**PROBLEM TO SOLVE**
Extract each line where the string "matplotlib" shows up.

**SUPPLIED MATERIAL**
========================================

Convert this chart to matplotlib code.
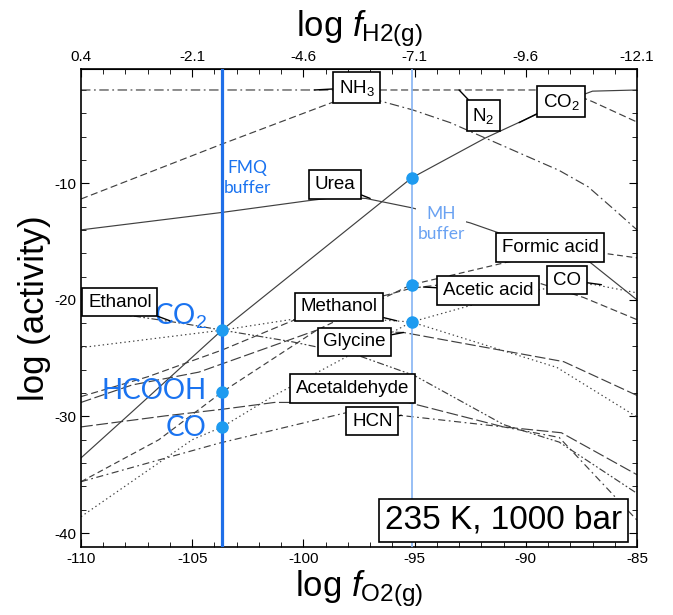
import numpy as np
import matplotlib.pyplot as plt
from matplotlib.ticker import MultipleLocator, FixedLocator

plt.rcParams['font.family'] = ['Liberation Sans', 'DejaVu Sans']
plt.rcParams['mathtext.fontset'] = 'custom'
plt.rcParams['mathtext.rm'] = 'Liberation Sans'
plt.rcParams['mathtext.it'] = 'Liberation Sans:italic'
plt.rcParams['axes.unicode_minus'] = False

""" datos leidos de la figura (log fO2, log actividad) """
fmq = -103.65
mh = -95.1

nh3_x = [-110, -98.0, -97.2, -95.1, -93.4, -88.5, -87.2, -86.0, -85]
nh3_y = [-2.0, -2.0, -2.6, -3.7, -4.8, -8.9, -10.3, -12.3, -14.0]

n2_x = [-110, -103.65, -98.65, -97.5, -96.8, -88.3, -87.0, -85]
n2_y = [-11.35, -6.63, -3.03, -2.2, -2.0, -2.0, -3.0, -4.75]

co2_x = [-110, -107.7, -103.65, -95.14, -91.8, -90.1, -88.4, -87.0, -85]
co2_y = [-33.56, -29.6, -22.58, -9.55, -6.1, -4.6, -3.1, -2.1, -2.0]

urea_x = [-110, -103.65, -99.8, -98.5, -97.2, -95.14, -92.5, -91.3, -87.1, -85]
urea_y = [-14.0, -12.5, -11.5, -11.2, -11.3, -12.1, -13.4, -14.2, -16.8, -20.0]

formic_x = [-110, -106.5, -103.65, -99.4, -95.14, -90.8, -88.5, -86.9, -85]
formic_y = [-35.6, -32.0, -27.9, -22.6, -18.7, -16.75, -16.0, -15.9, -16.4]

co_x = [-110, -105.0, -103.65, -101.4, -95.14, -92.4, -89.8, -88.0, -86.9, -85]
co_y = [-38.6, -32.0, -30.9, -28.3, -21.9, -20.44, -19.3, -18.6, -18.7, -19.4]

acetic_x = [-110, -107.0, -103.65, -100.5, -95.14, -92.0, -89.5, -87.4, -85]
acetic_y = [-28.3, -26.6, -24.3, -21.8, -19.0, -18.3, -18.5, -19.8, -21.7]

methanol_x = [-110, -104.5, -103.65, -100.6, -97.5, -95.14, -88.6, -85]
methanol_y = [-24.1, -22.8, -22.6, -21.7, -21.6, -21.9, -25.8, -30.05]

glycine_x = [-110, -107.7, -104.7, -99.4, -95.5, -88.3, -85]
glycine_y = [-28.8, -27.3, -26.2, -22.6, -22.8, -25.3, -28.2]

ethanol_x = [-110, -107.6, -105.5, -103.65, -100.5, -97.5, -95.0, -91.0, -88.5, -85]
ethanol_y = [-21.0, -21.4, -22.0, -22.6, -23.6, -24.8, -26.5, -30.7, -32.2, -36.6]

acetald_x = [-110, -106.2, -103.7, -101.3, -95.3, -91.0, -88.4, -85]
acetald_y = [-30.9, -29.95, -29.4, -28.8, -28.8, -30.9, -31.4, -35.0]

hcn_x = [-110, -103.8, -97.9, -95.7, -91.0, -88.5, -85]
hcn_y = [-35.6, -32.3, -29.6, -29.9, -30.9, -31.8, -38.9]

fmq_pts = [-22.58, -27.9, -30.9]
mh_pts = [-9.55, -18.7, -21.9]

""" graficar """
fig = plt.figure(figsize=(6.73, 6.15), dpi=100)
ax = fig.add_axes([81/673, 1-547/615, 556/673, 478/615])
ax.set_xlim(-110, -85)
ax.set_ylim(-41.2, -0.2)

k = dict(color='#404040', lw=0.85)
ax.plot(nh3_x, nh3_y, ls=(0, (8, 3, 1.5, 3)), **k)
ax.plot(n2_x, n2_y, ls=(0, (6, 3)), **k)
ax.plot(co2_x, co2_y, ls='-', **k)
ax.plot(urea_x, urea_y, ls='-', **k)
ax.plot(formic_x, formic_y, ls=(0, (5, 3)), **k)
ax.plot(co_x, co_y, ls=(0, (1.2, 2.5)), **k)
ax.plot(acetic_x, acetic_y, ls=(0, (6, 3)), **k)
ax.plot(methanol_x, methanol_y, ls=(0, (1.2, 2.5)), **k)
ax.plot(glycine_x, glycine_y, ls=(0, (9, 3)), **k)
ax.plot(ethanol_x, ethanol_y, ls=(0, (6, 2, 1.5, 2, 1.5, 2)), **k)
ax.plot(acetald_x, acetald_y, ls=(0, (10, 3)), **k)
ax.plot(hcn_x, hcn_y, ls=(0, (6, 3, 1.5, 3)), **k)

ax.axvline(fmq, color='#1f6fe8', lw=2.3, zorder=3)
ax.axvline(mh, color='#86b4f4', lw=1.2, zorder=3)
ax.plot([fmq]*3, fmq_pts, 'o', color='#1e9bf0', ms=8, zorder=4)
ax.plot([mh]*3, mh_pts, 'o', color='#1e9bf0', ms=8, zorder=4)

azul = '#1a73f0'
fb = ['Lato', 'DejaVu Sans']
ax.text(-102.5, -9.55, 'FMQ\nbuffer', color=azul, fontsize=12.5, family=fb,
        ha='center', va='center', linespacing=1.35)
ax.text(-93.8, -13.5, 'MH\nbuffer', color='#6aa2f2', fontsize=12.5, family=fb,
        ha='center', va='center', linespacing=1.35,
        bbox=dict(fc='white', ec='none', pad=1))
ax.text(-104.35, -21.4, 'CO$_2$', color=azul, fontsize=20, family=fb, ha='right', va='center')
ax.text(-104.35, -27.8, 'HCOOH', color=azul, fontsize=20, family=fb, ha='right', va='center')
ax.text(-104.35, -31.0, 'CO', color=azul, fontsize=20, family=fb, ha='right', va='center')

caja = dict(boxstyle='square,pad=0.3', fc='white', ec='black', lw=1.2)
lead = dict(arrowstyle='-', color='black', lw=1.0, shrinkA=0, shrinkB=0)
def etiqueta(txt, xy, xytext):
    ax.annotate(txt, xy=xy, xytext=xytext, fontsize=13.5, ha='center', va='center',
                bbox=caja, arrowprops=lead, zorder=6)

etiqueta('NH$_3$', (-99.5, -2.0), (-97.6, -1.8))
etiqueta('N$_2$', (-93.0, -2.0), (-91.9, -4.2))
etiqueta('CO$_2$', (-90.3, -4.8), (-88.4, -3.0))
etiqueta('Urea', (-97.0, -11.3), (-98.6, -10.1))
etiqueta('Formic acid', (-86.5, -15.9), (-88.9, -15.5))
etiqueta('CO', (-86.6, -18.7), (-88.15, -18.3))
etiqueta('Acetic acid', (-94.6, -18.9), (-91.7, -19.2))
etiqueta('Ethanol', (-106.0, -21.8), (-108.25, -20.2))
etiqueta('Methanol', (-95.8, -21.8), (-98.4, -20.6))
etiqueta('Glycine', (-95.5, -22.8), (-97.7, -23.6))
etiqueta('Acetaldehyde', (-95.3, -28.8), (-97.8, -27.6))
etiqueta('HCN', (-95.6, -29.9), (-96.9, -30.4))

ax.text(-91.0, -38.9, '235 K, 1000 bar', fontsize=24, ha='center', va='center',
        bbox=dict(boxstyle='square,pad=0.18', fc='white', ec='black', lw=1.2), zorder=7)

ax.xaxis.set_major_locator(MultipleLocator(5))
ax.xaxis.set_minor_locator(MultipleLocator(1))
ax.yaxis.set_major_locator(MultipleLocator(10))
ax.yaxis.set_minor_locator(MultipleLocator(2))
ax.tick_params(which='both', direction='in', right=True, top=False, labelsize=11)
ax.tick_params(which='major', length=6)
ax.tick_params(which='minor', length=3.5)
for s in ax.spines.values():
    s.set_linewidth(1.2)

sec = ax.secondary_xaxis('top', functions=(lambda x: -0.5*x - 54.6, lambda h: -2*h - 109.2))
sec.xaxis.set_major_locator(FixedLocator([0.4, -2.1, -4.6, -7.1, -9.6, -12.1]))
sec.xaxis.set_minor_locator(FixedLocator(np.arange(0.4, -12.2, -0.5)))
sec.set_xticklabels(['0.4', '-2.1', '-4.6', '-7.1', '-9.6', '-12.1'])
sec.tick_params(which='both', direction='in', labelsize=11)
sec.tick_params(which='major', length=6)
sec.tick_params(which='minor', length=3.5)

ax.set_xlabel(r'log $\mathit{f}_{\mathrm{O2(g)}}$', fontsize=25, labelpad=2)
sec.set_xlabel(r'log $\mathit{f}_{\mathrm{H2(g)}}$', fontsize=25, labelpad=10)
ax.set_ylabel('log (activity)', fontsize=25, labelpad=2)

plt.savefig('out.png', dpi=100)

========================================

**ANSWER TO THIS PROBLEM**
Convert this chart to matplotlib code.
import matplotlib.pyplot as plt
from matplotlib.ticker import MultipleLocator, FixedLocator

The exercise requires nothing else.